> _Data excerpt_:

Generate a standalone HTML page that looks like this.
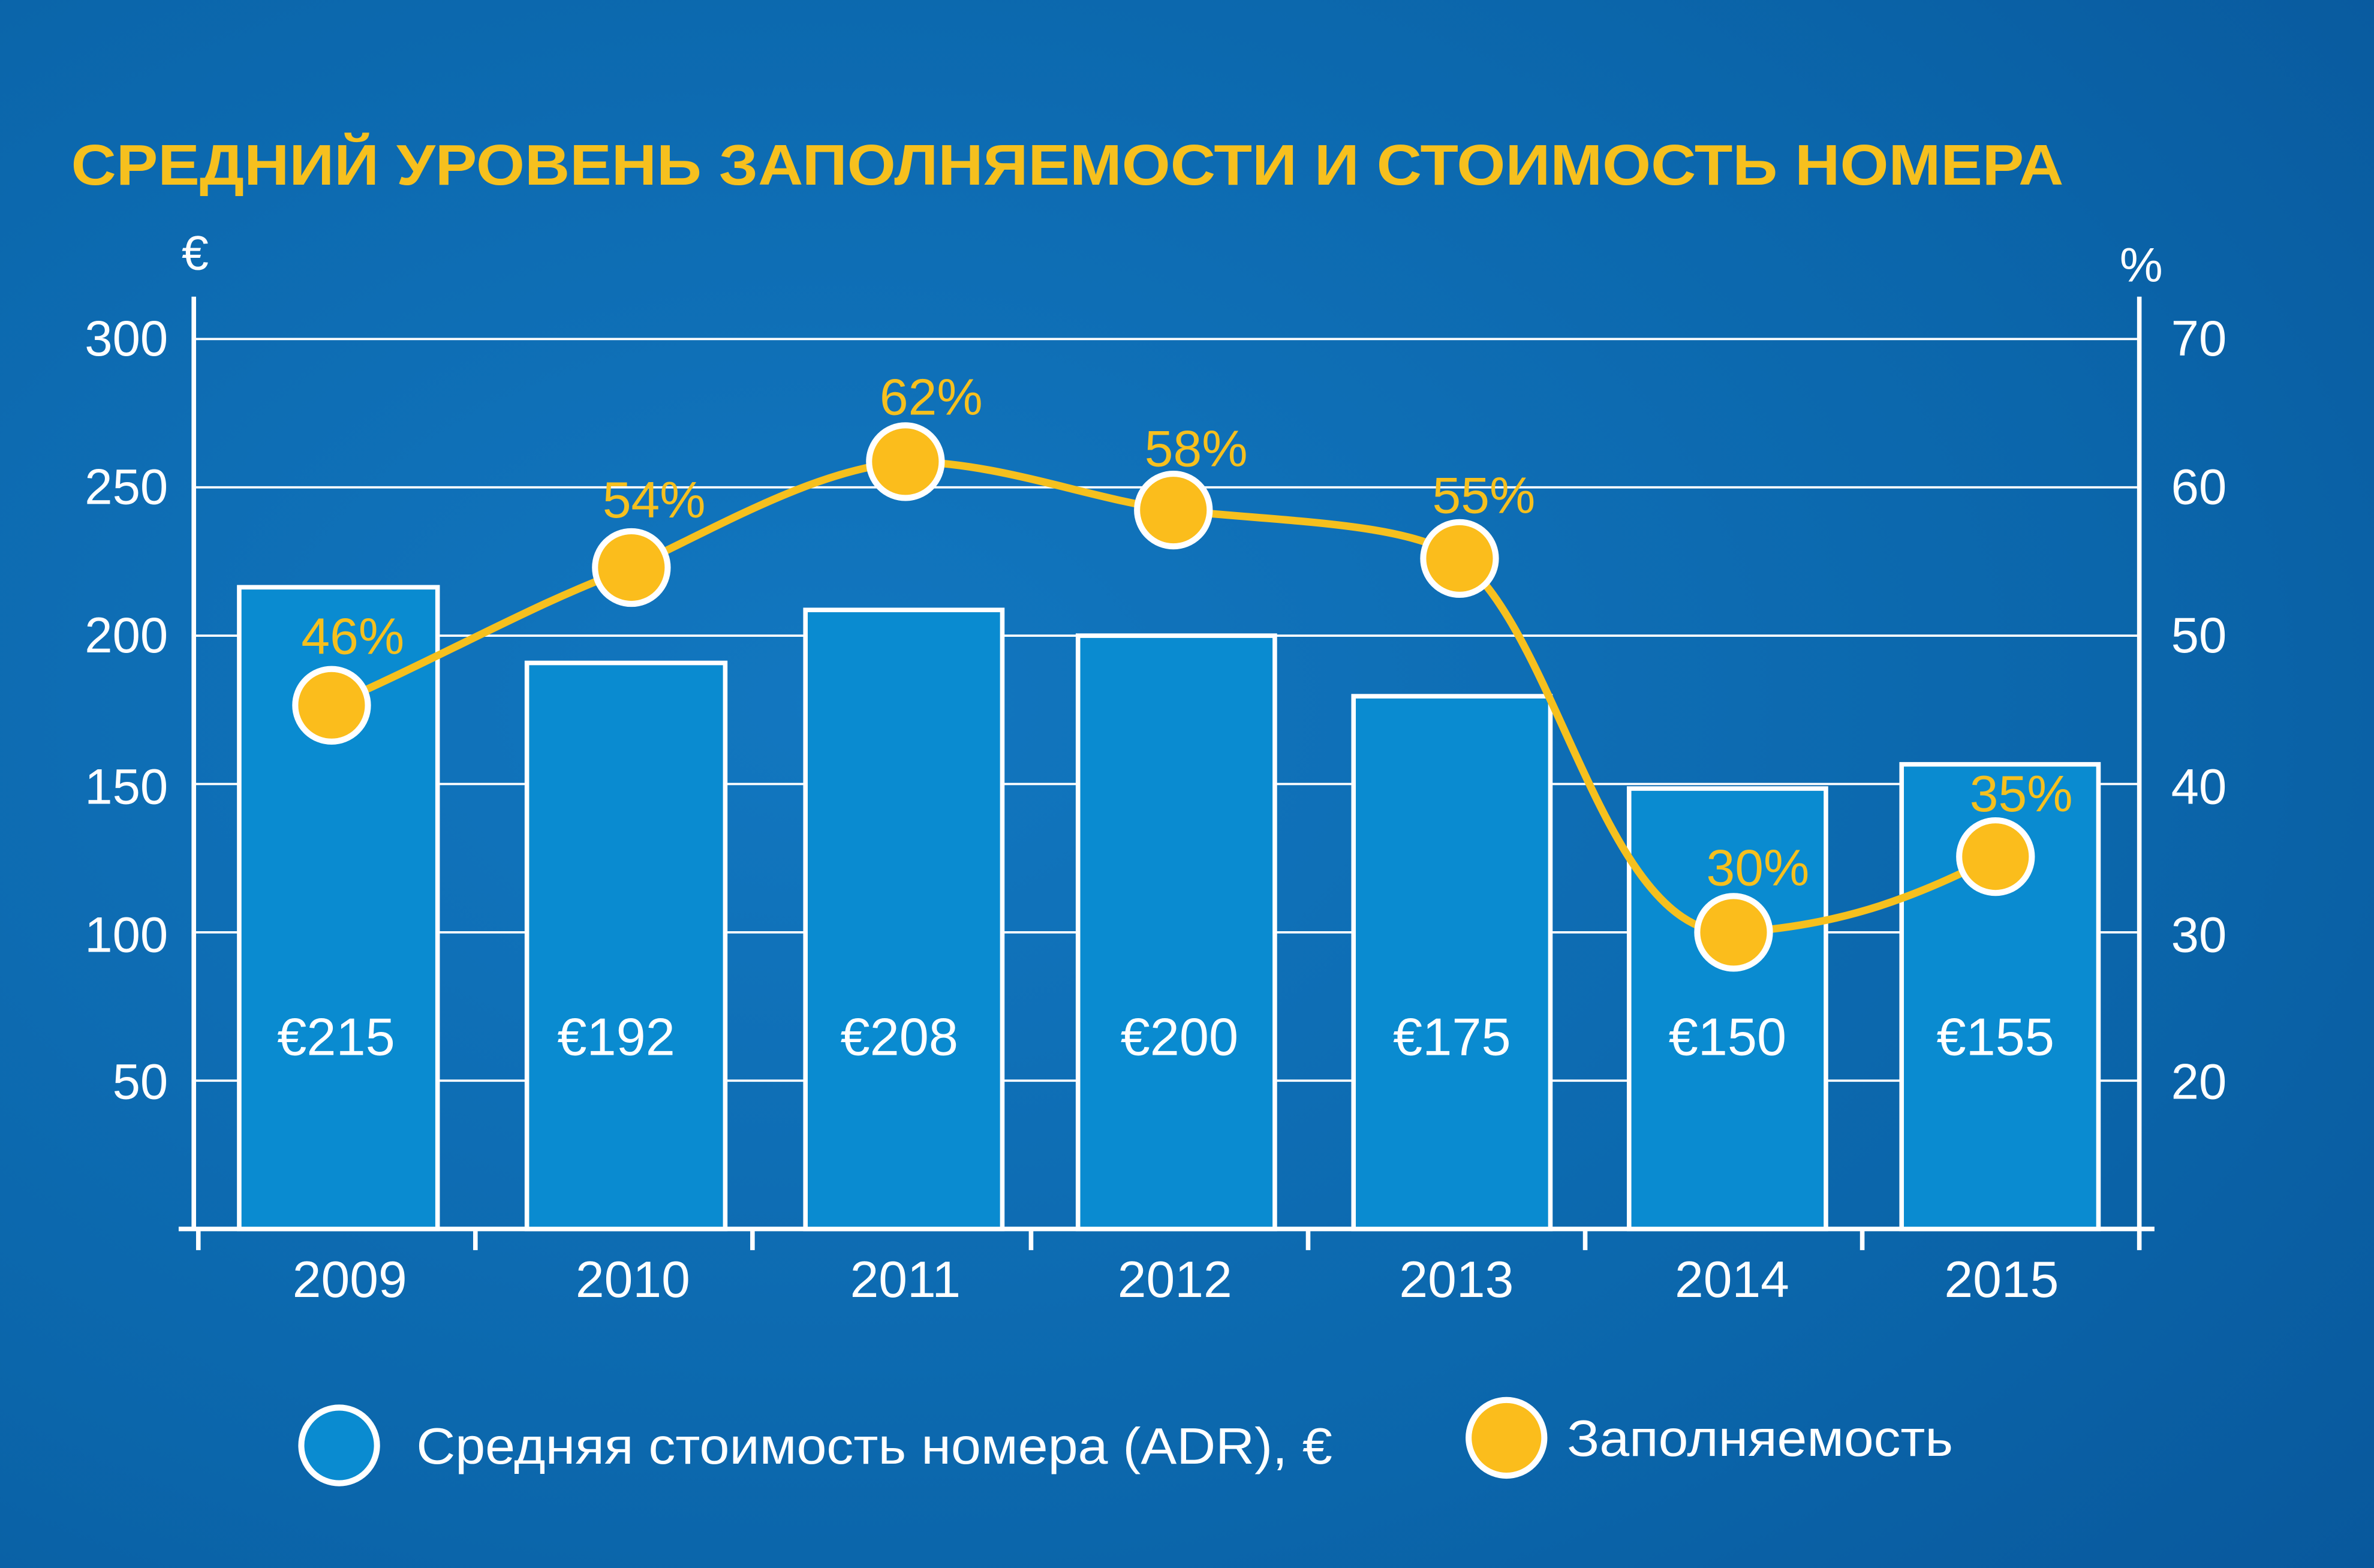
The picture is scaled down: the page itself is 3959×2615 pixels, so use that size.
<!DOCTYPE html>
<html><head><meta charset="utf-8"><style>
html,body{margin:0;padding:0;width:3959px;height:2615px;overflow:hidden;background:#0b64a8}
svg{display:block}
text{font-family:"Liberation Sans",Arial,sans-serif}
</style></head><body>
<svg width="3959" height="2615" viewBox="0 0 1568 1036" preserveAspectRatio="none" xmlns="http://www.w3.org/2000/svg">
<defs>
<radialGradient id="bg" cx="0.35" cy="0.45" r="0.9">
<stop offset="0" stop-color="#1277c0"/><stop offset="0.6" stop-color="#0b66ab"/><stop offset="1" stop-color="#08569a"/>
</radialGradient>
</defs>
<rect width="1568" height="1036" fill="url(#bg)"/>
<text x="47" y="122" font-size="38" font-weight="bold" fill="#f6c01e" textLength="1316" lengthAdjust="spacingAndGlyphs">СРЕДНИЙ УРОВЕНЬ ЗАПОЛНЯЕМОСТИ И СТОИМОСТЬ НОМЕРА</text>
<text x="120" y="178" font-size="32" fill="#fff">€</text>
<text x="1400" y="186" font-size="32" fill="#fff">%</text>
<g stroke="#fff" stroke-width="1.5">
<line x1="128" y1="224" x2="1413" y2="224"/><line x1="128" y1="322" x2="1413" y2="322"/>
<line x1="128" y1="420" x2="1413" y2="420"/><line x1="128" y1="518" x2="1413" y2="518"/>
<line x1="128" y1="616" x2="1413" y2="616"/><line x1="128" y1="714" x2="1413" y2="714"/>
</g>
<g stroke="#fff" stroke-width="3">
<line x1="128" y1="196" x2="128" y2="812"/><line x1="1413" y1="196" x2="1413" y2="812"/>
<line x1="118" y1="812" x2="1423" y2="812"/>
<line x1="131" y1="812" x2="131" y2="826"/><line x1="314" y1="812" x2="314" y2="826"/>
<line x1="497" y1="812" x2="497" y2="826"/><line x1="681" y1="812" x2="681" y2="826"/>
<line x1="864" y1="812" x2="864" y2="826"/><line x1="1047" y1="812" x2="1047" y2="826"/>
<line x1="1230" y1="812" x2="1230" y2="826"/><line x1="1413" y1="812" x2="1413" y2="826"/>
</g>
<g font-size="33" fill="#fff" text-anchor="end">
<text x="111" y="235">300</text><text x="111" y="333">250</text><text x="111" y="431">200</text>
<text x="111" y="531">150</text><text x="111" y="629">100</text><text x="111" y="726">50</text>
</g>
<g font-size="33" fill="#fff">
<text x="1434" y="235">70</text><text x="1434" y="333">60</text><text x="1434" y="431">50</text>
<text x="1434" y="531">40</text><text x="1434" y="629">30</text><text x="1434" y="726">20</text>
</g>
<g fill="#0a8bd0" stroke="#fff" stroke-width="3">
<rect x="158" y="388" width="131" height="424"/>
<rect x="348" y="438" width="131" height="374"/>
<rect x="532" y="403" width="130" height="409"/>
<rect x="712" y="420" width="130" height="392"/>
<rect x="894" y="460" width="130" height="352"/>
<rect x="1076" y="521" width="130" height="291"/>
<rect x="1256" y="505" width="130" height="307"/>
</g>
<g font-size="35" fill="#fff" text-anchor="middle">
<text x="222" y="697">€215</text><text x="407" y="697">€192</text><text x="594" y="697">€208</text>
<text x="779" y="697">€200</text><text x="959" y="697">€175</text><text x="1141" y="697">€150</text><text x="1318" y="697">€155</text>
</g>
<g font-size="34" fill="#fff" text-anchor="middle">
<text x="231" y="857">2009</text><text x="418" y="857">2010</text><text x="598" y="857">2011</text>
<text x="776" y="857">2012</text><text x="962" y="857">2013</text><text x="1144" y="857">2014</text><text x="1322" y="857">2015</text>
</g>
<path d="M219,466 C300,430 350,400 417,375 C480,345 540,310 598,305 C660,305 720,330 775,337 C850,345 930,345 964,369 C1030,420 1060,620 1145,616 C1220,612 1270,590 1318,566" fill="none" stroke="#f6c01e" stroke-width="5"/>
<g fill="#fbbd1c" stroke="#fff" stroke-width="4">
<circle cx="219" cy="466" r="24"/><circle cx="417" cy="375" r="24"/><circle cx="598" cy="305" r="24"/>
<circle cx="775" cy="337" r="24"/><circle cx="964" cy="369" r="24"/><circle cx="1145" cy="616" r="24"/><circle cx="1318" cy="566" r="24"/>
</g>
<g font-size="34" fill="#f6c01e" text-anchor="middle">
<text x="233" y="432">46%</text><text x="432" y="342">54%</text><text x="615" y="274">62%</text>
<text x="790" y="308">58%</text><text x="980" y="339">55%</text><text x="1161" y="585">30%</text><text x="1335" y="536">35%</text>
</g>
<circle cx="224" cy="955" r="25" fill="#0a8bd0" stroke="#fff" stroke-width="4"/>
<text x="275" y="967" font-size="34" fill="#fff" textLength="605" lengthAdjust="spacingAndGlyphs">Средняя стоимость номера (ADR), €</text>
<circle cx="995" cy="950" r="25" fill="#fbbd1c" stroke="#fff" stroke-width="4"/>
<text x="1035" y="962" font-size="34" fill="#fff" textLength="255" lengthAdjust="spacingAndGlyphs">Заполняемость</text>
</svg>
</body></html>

> _Given instruction_: Pick out all lines from the data above in which the word "that" appears.

> _Solution for this exercise_:
Generate a standalone HTML page that looks like this.
The picture is scaled down: the page itself is 3959×2615 pixels, so use that size.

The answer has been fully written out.